══ GIVEN ENTRIES ══

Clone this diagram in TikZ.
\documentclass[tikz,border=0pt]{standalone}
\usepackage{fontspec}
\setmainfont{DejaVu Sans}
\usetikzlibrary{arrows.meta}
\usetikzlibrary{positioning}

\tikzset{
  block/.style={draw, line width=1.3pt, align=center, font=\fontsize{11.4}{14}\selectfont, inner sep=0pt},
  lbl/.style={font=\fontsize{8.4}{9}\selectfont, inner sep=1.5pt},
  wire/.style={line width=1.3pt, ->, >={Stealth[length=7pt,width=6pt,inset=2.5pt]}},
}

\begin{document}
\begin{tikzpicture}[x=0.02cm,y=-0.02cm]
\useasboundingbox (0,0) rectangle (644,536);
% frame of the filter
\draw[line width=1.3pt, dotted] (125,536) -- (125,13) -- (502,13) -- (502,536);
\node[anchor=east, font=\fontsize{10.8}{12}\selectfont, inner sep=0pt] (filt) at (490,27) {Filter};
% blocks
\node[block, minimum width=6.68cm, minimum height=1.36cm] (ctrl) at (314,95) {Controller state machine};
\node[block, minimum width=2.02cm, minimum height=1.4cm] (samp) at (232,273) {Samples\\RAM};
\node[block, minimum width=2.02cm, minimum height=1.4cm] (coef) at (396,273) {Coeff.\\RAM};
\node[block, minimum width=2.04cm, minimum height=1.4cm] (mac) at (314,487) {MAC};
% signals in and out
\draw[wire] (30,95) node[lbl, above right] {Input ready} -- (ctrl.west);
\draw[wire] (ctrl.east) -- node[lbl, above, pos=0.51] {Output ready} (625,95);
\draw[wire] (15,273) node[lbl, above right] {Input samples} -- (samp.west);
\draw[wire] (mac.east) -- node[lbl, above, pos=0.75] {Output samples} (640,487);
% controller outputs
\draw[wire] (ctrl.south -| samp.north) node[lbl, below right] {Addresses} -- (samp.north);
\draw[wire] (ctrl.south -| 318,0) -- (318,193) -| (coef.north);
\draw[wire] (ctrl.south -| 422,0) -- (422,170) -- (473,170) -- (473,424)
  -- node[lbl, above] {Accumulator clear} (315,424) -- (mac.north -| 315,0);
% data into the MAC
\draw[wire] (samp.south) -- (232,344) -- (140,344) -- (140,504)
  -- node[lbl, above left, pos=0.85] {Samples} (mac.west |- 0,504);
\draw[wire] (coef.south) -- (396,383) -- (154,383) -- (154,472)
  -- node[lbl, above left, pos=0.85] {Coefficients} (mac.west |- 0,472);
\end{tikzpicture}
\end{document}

═══
══ GIVEN ENTRIES ══

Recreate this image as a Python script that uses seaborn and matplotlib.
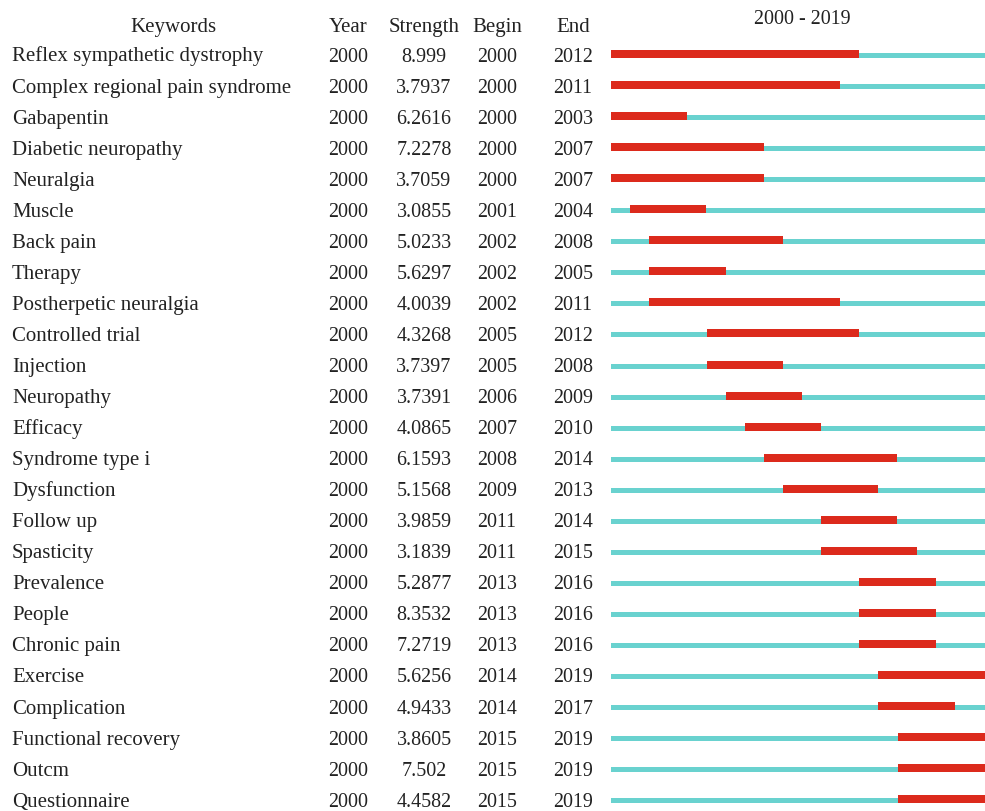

═══

- _PROBLEM TO WORK ON_:
Look through the records and gather each line with the word "this".

- _TASK OUTPUT_:
Clone this diagram in TikZ.
Recreate this image as a Python script that uses seaborn and matplotlib.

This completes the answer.